In Beaufort Builders, Inc. v. White Plains Church Ministries, Inc., 783 S.E.2d 35 (N.C. Ct. App. 2016), the Court of Appeals of North Carolina addressed whether the economic loss rule barred the negligence claim of White Plains Church Ministries, Inc. (White Plains) against Charles F. Cherry (Cherry), the owner of Beaufort Builders, Inc. (Beaufort Builders). The court held that, because the economic loss rule would bar White Plains’ negligence claims against Beaufort Builders, White Plains could not pursue a third-party negligence claim against Cherry, individually.
In Beaufort Builders, White Plains entered into a contract pursuant to which Beaufort Builders agreed to construct a church for White Plains. Federal Emergency Management Agency regulations mandated that the church foundation be built above the seven foot base flood elevation (BFE). White Plains hired Ralph Jarvis (Jarvis), a surveyor, to determine the elevation at the building site. Jarvis surveyed the property, set a pole at the building site and marked it at an elevation of eight feet, which was one foot higher than the seven foot BFE.
During construction, Cherry, co-owner and president of Beaufort Builders, removed some soil from the foundation and transported it for use on the parking lot prior to laying the foundation. Although Cherry thought the foundation pad Beaufort Building eventually laid was at the proper level, a final survey revealed that, through a combination of Jarvis mismeasuring the initial BFE and Cherry removing soil from the foundation, the foundation pad was below the BFE. Thus, the county would not issue a certificate of occupancy to White Plains. Because it could not obtain a certificate of occupancy, White Plains refused to pay Beaufort Builders the remainder of the contract price.
Thereafter, Beaufort Builders instituted a lawsuit against White Plains for breach of contract. In response, White Plains filed a counterclaim against Beaufort Builders asserting breach of contract and negligence, and a third-party complaint against Cherry asserting negligence based on his removal of foundation soil. The jury found that: (1) White Plains breached the contract, (2) Beaufort Builders did not breach the contract, and (3) Cherry was negligent. The jury awarded Beaufort Builders $70,090.00 in damages for White Plains’ breach of contract claim. The jury also awarded White Plains $57,500.00 in damages for Cherry’s negligence. Cherry moved for a judgment notwithstanding the verdict (JNOV), which the trial court granted. White Plains appealed the entry of JNOV in favor of Cherry.

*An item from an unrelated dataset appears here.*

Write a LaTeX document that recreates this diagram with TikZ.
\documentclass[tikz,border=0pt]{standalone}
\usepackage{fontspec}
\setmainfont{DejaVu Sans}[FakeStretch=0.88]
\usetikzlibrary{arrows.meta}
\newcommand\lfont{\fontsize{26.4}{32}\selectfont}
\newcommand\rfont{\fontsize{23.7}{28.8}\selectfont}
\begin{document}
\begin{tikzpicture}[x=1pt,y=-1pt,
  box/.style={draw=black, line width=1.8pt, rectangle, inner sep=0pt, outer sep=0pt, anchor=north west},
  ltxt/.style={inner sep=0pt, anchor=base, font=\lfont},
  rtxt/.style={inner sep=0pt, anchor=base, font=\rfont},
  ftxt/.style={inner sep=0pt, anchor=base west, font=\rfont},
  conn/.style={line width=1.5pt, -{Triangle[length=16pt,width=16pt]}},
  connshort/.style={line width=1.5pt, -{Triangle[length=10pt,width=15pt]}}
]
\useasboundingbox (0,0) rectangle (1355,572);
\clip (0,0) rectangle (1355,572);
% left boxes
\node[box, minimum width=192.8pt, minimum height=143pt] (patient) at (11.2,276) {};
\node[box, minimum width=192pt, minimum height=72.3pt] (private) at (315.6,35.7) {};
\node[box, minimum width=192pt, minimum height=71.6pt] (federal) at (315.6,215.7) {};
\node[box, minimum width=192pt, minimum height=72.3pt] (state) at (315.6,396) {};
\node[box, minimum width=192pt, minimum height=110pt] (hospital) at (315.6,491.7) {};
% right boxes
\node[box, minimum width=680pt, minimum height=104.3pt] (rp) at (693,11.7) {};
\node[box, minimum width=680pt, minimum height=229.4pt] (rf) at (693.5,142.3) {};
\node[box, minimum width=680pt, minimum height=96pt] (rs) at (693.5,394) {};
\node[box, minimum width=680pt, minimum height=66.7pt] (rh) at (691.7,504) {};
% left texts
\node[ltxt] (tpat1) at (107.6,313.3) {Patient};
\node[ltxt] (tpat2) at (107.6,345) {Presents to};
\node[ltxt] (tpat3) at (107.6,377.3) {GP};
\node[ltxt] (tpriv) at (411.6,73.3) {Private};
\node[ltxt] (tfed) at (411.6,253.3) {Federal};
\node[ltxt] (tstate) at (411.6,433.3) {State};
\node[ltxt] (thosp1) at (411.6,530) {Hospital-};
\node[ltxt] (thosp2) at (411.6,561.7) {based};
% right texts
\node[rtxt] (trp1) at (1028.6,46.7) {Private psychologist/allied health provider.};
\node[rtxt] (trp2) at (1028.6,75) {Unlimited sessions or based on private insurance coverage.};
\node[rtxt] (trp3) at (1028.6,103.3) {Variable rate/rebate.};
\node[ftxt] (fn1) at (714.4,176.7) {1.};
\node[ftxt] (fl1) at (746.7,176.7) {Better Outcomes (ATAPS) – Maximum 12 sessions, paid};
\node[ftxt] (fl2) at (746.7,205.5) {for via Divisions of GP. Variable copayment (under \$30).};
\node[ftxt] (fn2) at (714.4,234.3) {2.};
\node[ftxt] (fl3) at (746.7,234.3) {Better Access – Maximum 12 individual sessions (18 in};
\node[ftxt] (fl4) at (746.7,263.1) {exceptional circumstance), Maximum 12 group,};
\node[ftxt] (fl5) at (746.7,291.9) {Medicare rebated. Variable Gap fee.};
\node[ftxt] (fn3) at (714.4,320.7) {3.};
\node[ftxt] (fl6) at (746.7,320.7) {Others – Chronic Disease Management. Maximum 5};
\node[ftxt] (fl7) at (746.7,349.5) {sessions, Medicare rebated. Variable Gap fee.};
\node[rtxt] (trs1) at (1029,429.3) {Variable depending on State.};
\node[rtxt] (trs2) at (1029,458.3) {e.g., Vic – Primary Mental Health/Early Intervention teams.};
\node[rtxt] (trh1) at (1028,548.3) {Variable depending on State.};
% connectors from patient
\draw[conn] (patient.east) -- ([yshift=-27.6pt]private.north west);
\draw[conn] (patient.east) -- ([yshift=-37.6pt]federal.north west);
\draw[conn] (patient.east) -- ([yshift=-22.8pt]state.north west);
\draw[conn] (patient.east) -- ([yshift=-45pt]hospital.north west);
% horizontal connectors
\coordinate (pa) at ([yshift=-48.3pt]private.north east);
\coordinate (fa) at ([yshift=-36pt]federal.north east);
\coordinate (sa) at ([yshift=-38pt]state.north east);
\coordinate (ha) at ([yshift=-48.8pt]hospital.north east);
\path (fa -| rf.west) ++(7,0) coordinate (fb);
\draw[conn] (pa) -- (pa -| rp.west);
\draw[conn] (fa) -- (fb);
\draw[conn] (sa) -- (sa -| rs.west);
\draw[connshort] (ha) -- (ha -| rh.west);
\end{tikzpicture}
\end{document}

On appeal, the Court of Appeals of North Carolina discussed North Carolina’s economic loss rule and stated that, under the rule, where all rights and remedies are set forth in a contractual relationship between the parties, no negligence claim exists. In North Carolina, the rule applies to building contracts where the only injury claimed is to the building that is the subject matter of the contract between the parties.

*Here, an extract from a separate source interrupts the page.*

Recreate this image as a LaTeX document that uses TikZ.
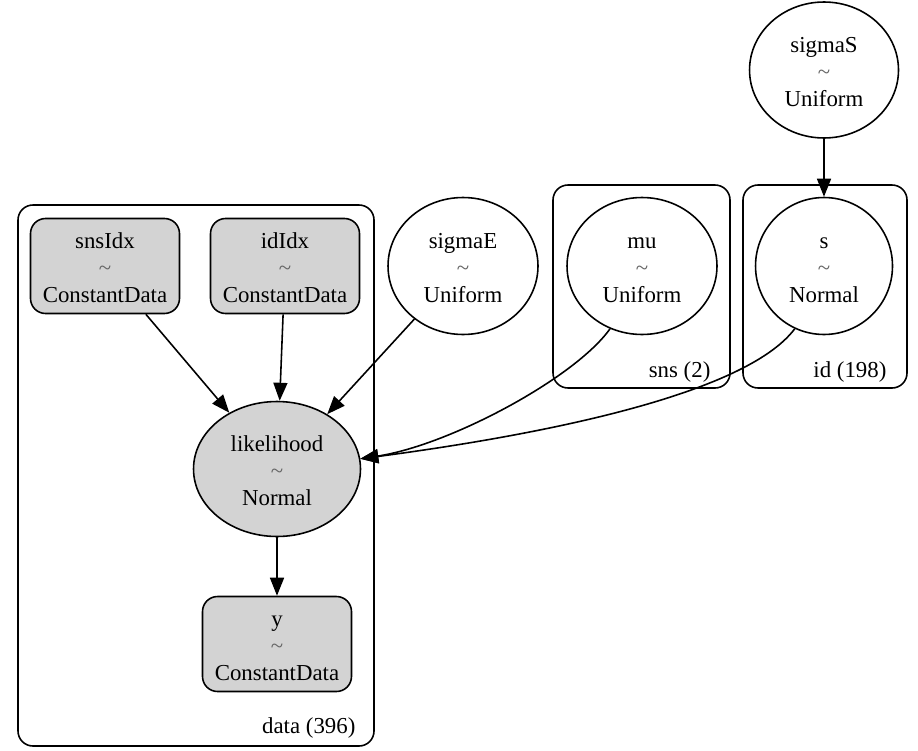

Although White Plains argued that the economic loss rule did not apply to its negligence claim against Cherry because it was not in privity with Cherry and it did not authorize Cherry to move dirt from the foundation to the parking lot, the court rejected White Plains’ argument. Because Cherry was the president and co-owner of Beaufort Builders, he was on the construction site because of his company’s contract with White Plains and all of the actions he undertook at the site were related to Beaufort Builder’s contractual obligations. In addition, the only injury White Plains alleged was that it did not receive the benefit of its bargain: a properly constructed church building. Thus, the court held that White Plains could not do an “end run” around the economic loss rule to pursue a negligence claim against Cherry, individually. Consequently, the Court of Appeals of North Carolina affirmed the trial court’s entry of JNOV in favor of Cherry.
In light of Beaufort Builders, if the economic loss rule bars claims against a building company, it should also bar claims against the building company’s officers. Thus, if a subrogating insurer in North Carolina wants to pursue negligence claims against a company officer under a participation theory, the insurer should analyze, initially, whether it can state a negligence claim against the building company.